Let us go back to the point-to-point integration scenario and assume that we have four separate in-house systems, one for each of the four separate departments (HR, Accounts, R&D, and Sales). The operational problem the business faces is to interoperate these systems. In the point-to-point integration, we need to have independent channels of connection between each pair of systems. These channels are static, strongly typed, and without much intelligence for dynamic routing or transformation. The advantage is that it is rather easy to build the solution.

As shown in the next figure, if there are six systems (nodes) to be interconnected, we need at least thirty separate channels for both forward and reverse transport. If we add one more node to the IT portfolio, the number of channels to be defined goes up from thirty to forty two. This means, as time passes and as more and more systems and applications are added to the organization, the number of interconnections or channels to be defined between these systems rises exponentially, in the order of two.

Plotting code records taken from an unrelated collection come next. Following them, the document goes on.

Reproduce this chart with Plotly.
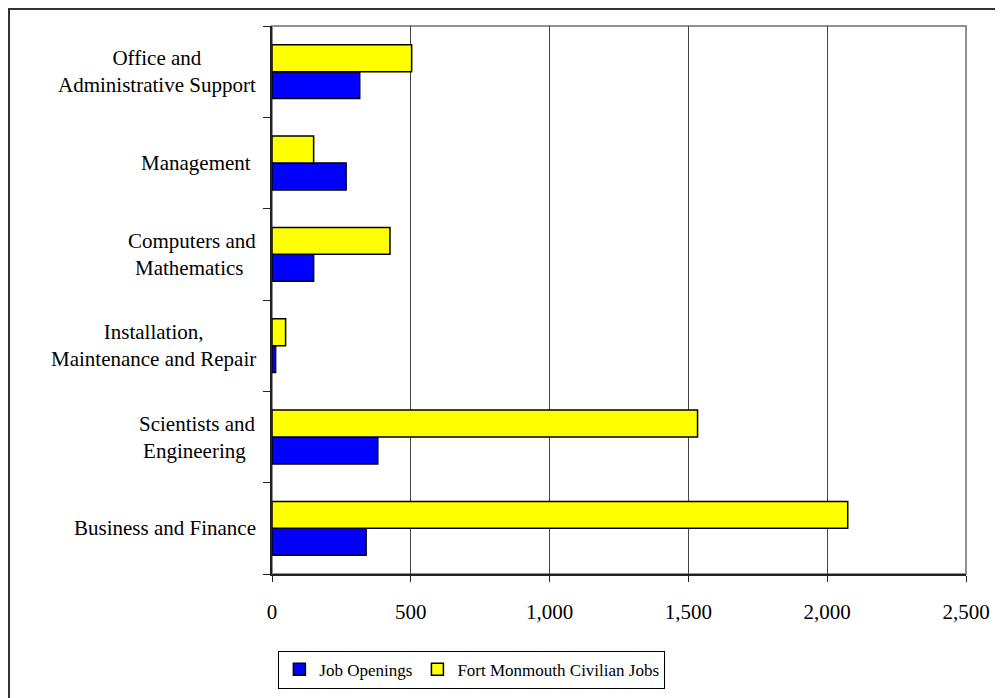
import plotly.graph_objects as go

# categorias de abajo hacia arriba
categorias = ["Business and Finance", "Scientists and Engineering",
              "Installation, Maintenance and Repair", "Computers and Mathematics",
              "Management", "Office and Administrative Support"]
etiquetas = ["Business and Finance", "Scientists and<br>Engineering ",
             "Installation,<br>Maintenance and Repair", "Computers and<br>Mathematics ",
             "Management ", "Office and<br>Administrative Support"]
job_openings = [339, 381, 13, 150, 267, 316]
fort_monmouth = [2074, 1533, 49, 425, 150, 503]
xticks = [0, 500, 1000, 1500, 2000, 2500]
xtick_text = ["0", "500", "1,000", "1,500", "2,000", "2,500"]

fuente = "Liberation Serif"
tam = 21

fig = go.Figure()
fig.add_trace(go.Bar(y=categorias, x=job_openings, orientation="h",
                     name="Job Openings",
                     marker=dict(color="#0000ff", line=dict(color="black", width=1.5))))
fig.add_trace(go.Bar(y=categorias, x=fort_monmouth, orientation="h",
                     name="Fort Monmouth Civilian Jobs",
                     marker=dict(color="#ffff00", line=dict(color="black", width=1.5))))

# etiquetas de categoria centradas (varias lineas)
for cat, txt in zip(categorias, etiquetas):
    fig.add_annotation(x=0, xref="paper", y=cat, yref="y", text=txt,
                       showarrow=False, xanchor="right", xshift=-14,
                       align="center", font=dict(family=fuente, size=tam, color="black"))

# borde exterior del grafico (cortado a la derecha y abajo)
fig.add_shape(type="rect", xref="paper", yref="paper",
              x0=(1 - 264) / 694, x1=1.1, y0=-0.3, y1=(566 - 1) / 548,
              line=dict(color="#333333", width=2))
# borde del area de trazado
fig.add_shape(type="rect", xref="paper", yref="paper", x0=0, x1=1, y0=0, y1=1,
              line=dict(color="#909090", width=2), layer="below")

fig.update_layout(
    width=1003, height=698,
    margin=dict(l=264, r=45, t=18, b=132),
    paper_bgcolor="white", plot_bgcolor="white",
    barmode="group", bargap=0.41, bargroupgap=0,
    font=dict(family=fuente, size=tam, color="black"),
    showlegend=True,
    legend=dict(orientation="h", x=0.288, xanchor="center", y=-0.14, yanchor="top",
                bordercolor="black", borderwidth=1, font=dict(size=17),
                traceorder="normal", itemwidth=30),
)
fig.update_xaxes(range=[0, 2500], tickvals=xticks, ticktext=xtick_text,
                 showgrid=True, gridcolor="#444444", gridwidth=1,
                 showline=True, linecolor="#222222", linewidth=2,
                 ticks="outside", ticklen=6, tickcolor="#222222",
                 ticklabelstandoff=12, zeroline=False)
fig.update_yaxes(categoryorder="array", categoryarray=categorias,
                 showticklabels=False, showgrid=False,
                 showline=True, linecolor="#222222", linewidth=2,
                 ticks="outside", ticklen=7, tickcolor="#222222",
                 tickson="boundaries")

fig.write_html("out.html")
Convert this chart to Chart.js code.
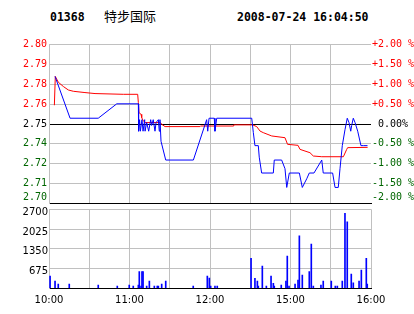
<!DOCTYPE html>
<html>
<head>
<meta charset="utf-8">
<script src="https://cdn.jsdelivr.net/npm/chart.js@4.4.1/dist/chart.umd.min.js"></script>
<style>
  html, body { margin: 0; padding: 0; background: #fff; }
  #wrap { position: relative; width: 414px; height: 314px; overflow: hidden; }
  canvas { position: absolute; left: 0; top: 0; }
  .t { position: absolute; white-space: pre; color: #000; line-height: 12px; }
  .code { left: 50px; top: 10px; font: bold 11.5px "DejaVu Sans Mono", monospace; }
  .name { left: 104px; top: 9px; font: 13px "Noto Sans CJK SC", sans-serif; line-height: 13px; }
  .date { left: 237px; top: 10px; font: bold 11.5px "DejaVu Sans Mono", monospace; }
</style>
</head>
<body>
<div id="wrap">
  <div class="t code">01368</div>
  <div class="t name">特步国际</div>
  <div class="t date">2008-07-24 16:04:50</div>
  <canvas id="main" width="414" height="314"></canvas>
  <canvas id="vol" width="414" height="314"></canvas>
</div>
<script>
// minutes since the 10:00 open (lunch break removed), 240 = 16:00
const timeTicks = [0, 30, 60, 90, 120, 150, 180, 210, 240];
const timeLabels = ["10:00", "", "11:00", "", "12:00", "", "15:00", "", "16:00"];

const prevClose = 2.75;
const pctSteps = [-2, -1.5, -1, -0.5, 0, 0.5, 1, 1.5, 2];
const priceLabels = ["2.70", "2.71", "2.72", "2.74", "2.75", "2.76", "2.78", "2.79", "2.80"];
const pctLabels = ["-2.00 %", "-1.50 %", "-1.00 %", "-0.50 %", " 0.00%", "+0.50 %", "+1.00 %", "+1.50 %", "+2.00 %"];

const priceMinutes = [4.5, 15.7, 36.7, 50.5, 66.6, 66.8, 67.5, 68.1, 69.3, 70.1, 71.3, 71.6, 72.8, 74.3,
  75.8, 76.5, 77.7, 79.0, 79.8, 81.5, 82.2, 82.7, 83.5, 87.0, 107.6, 117.5, 118.3, 119.3, 123.2, 123.7,
  125.0, 151.1, 152.3, 153.5, 156.0, 156.7, 158.5, 167.2, 167.9, 173.4, 175.9, 177.2, 179.1, 186.6,
  188.8, 192.1, 194.0, 197.5, 203.3, 204.4, 211.4, 213.2, 215.6, 216.9, 218.6, 220.6, 222.3, 223.6,
  224.9, 225.6, 226.8, 228.1, 230.1, 232.5, 234.3, 237.4];
const priceValues = [2.783, 2.754, 2.754, 2.764, 2.764, 2.745, 2.753, 2.745, 2.753, 2.745, 2.753, 2.745, 2.751, 2.745,
  2.753, 2.749, 2.753, 2.745, 2.751, 2.753, 2.745, 2.753, 2.738, 2.725, 2.725, 2.753, 2.745, 2.754, 2.754, 2.745,
  2.754, 2.754, 2.744, 2.735, 2.735, 2.727, 2.716, 2.716, 2.725, 2.725, 2.719, 2.706, 2.716, 2.716,
  2.706, 2.712, 2.716, 2.716, 2.725, 2.716, 2.716, 2.706, 2.706, 2.719, 2.735, 2.746, 2.754, 2.751,
  2.745, 2.749, 2.754, 2.751, 2.745, 2.735, 2.735, 2.735];

const avgMinutes = [4.0, 4.7, 6.9, 10.7, 14.4, 18.1, 26.8, 34.3, 55.4, 66.1, 66.6, 67.1, 68.6, 69.1, 70.3,
  71.6, 83.0, 84.0, 86.5, 112.5, 112.9, 137.4, 137.7, 151.8, 154.8, 157.3, 159.7, 166.0, 175.9, 177.8,
  185.6, 187.1, 194.5, 197.0, 203.3, 219.4, 221.9, 222.6, 237.5];
const avgValues = [2.763, 2.783, 2.779, 2.776, 2.7736, 2.7727, 2.7718, 2.7711, 2.7706, 2.7706, 2.7649, 2.7579, 2.7567, 2.7544, 2.7521,
  2.751, 2.751, 2.7498, 2.7482, 2.7482, 2.7486, 2.7486, 2.7494, 2.7494, 2.7482, 2.7451, 2.744, 2.7417, 2.7405, 2.7359,
  2.7352, 2.7324, 2.7301, 2.7278, 2.7273, 2.7273, 2.7324, 2.7336, 2.7338];

const volTicks = [0, 675, 1350, 2025, 2700];
const volLabels = ["", "675", "1350", "2025", "2700"];
const volMinutes = [0.8, 4.5, 6.9, 15.1, 36.7, 50.9, 59.8, 62.8, 66.6, 67.3, 68.6, 69.3, 70.1, 72.8, 74.8,
  78.5, 80.7, 81.5, 84.0, 87.0, 107.5, 118.0, 119.5, 120.5, 123.7, 125.4, 150.6, 153.5, 155.3, 156.0,
  159.0, 162.0, 165.5, 167.2, 167.9, 173.1, 176.6, 177.6, 178.9, 183.4, 185.6, 186.6, 188.8, 194.0,
  195.5, 197.0, 202.7, 204.4, 210.4, 213.4, 214.9, 218.6, 220.6, 222.3, 225.3, 226.8, 231.1, 232.8,
  236.5, 237.2];
const volValues = [420, 250, 147, 147, 113, 80, 113, 80, 113, 570, 80, 570, 570, 80, 250,
  80, 80, 80, 147, 250, 80, 420, 350, 80, 80, 80, 1025, 340, 250, 80,
  760, 80, 420, 170, 80, 113, 250, 1105, 80, 147, 285, 1790, 455, 570,
  1515, 80, 113, 250, 250, 80, 80, 250, 2565, 2270, 490, 190, 250, 625,
  1025, 147];

const GRID = "#c0c0c0";
const priceTicks = pctSteps.map(p => prevClose * (1 + p / 100));

function pctColor(i) {
  if (pctSteps[i] > 0) return "#ff0000";
  if (pctSteps[i] < 0) return "#006600";
  return "#000000";
}

function setTicks(values) {
  return scale => { scale.ticks = values.map(v => ({ value: v })); };
}

// the lowest label sits a little above its line, as in the original
function liftFirst(labels) {
  return (v, i) => i === 0 ? [labels[i], ""] : labels[i];
}

const monoFont = { family: "DejaVu Sans Mono", size: 10 };

new Chart(document.getElementById("main"), {
  type: "line",
  data: {
    datasets: [
      {
        data: priceMinutes.map((m, i) => ({ x: m, y: priceValues[i] })),
        borderColor: "#0000ff", borderWidth: 1, pointRadius: 0, tension: 0
      },
      {
        data: avgMinutes.map((m, i) => ({ x: m, y: avgValues[i] })),
        borderColor: "#ff0000", borderWidth: 1, pointRadius: 0, tension: 0
      }
    ]
  },
  options: {
    responsive: false,
    animation: false,
    layout: { padding: { top: 44.7, bottom: 110.7, left: 0, right: 0 } },
    plugins: { legend: { display: false }, tooltip: { enabled: false } },
    scales: {
      x: {
        type: "linear", min: 0, max: 240,
        afterBuildTicks: setTicks(timeTicks),
        afterFit: s => { s.height = 0; },
        ticks: { display: false },
        grid: { color: c => c.tick && c.tick.value === 240 ? "rgba(0,0,0,0)" : GRID, drawTicks: false },
        border: { color: "#000" }
      },
      y: {
        position: "left",
        min: priceTicks[0], max: priceTicks[priceTicks.length - 1],
        afterBuildTicks: setTicks(priceTicks),
        afterFit: s => { s.width = 49; },
        ticks: {
          callback: liftFirst(priceLabels),
          autoSkip: false,
          color: c => pctColor(c.index),
          font: monoFont, padding: 2
        },
        grid: { color: c => pctSteps[c.index] === 0 ? "#000" : GRID, drawTicks: false },
        border: { color: GRID }
      },
      yr: {
        position: "right",
        min: priceTicks[0], max: priceTicks[priceTicks.length - 1],
        afterBuildTicks: setTicks(priceTicks),
        afterFit: s => { s.width = 43; },
        ticks: {
          callback: liftFirst(pctLabels),
          autoSkip: false,
          color: c => pctColor(c.index),
          font: monoFont, padding: 1
        },
        grid: { display: false, drawTicks: false },
        border: { display: false }
      }
    }
  }
});

new Chart(document.getElementById("vol"), {
  type: "bar",
  data: {
    datasets: [{
      data: volMinutes.map((m, i) => ({ x: m, y: volValues[i] })),
      backgroundColor: "#0000ff", barThickness: 1, grouped: false
    }]
  },
  options: {
    responsive: false,
    animation: false,
    layout: { padding: { top: 209.3, bottom: 0, left: 0, right: 43 } },
    plugins: { legend: { display: false }, tooltip: { enabled: false } },
    scales: {
      x: {
        type: "linear", min: 0, max: 240, offset: false,
        afterBuildTicks: setTicks(timeTicks),
        afterFit: s => { s.height = 25.7; },
        ticks: {
          callback: (v, i) => timeLabels[i],
          autoSkip: false, maxRotation: 0,
          color: "#000", font: { family: "DejaVu Sans", size: 10 }, padding: 6
        },
        grid: { color: GRID, drawTicks: false, offset: false },
        border: { color: "#000" }
      },
      y: {
        min: 0, max: 2700,
        afterBuildTicks: setTicks(volTicks),
        afterFit: s => { s.width = 49; },
        ticks: {
          callback: (v, i) => volLabels[i],
          autoSkip: false,
          color: "#000", font: { family: "DejaVu Sans", size: 10 },
          padding: 1, labelOffset: 3
        },
        grid: { color: GRID, drawTicks: false },
        border: { color: GRID }
      }
    }
  }
});
</script>
</body>
</html>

We can generalize the number of channels (Nc) required for complete interconnection for n separate systems as:

Nc = n2 - n

This number is still manageable for small organizations with a small number of systems, but experience has shown that this is going to be a nightmare for mid-sized and large-sized organizations. It is customary for such organizations to have more than fifty or hundred systems. For complete interoperability in a hundred system scenario, we need to define around ten thousand separate channels! Leave alone the definition, how do we maintain such a huge network of interconnection?

Perhaps, every system in an organization needn't interoperate with every other system. Again, experience has shown that only half of them need to interoperate fully, thus bringing down the figure to five thousand. What this means is, we have to build five thousand adapters to define channels to interoperate for these systems. Still this number is not manageable.

In a perfect world, we can somehow build five thousand separate adapters to interconnect a hundred systems by fifty percent, and then hope to relax. But the real scenario is far from perfect. The imperfection arises out of constant innovation and evolution, and this forces change even to system interfaces. An int data type in C++ is of two bytes whereas the same int in Java is of four bytes. We have already taken care of this data impedance by building adapters. But, what if on one fine morning, the C++ application starts spitting float instead of int? The existing adapter is going to fail, and we need to rework on the adapter in this channel.

The good news is, within an organization this can be controlled and managed since we have access to both the ends of the adapter. The scenario worsens when the interface changes in a B2B scenario where systems between two separate organizations interact. As we know already, this is going to happen. So, we have to build agile interfaces.

Adding new systems is an after effect of business expansion, but there are multiple risks associated with it. First, we need to integrate new systems with the existing systems. Secondly, many a time, new systems introduce data redundancy. This is because the same data might get entered into the network through multiple interfaces. Similar is the problem of the same data duplicated at different parts of the organization. This contradicts the requirements of Straight-Through Processing (STP). STP aims to enter transactional data only once into the system. This data can flow within or outside the organization. To achieve STP, there should be mechanism for seamless data flow, also in a flexible manner.

Data redundancy can be managed if and only if there is a mechanism to consolidate data in the form of Common Information Model (CIM). For example, the NGOSS's Shared Information/Data (SID) model from Telecom Management Forum is the industry's only true standard for development and deployment of easy to integrate, flexible, easy to manage OSS/BSS components. The SID provides an information or data reference model and a common information or data vocabulary from a business and systems perspective. Not every domain or organization has access to a readymade information model similar to this.

In such a scenario, ESB can play a vital role by providing the edge of the system view by wrapping and exposing available network resources. Thus, ESB provides hooks for a "leave-and-layer" architecture which means that instead of altering existing systems to provide a standards-based services interface they are wrapped with a layer that provides the services interface.

Code and component reuse is a familiar concept amongst designers and developers. We have Gang of Four patterns to prescribe design solutions for recurring problems. But with the invention of SOA, we have what is called the Service Oriented Integration (SOI) which makes use of Enterprise Integration Patterns (EIP). SOI speaks about the best ways of integrating services so that services are not only interoperable but also reusable in the form of aggregating in multiple ways and scenarios. This means, services can be mixed and matched to adapt to multiple protocols and consumer requirements.

In code and component reuse, we try to reduce copy and paste reuse and encourage inheritance, composition, and instance pooling. A similar analogy exists in SOI where services are hosted and pooled for multiple clients through multiple transport channels. ESB does exactly this job in the best way integration world has ever seen. For example, if a financial organization provides a credit history check service, an ESB can facilitate reuse of this service by multiple business processes like a Personal Loan approval process or a Home Mortgage approval process.

Cross cutting concerns like transactions or security or even Service Level Agreement (SLA) management and monitoring are just a few of a set of features apart from business functionality that any enterprise class service ecosystem has to provide. The ESB architectures provides enough hooks to attach similar services onto the bus separate from normal business functionality. This ensures that these cross cutting functionality can be applied to all services and also enable us to manage, monitor, and control them centrally.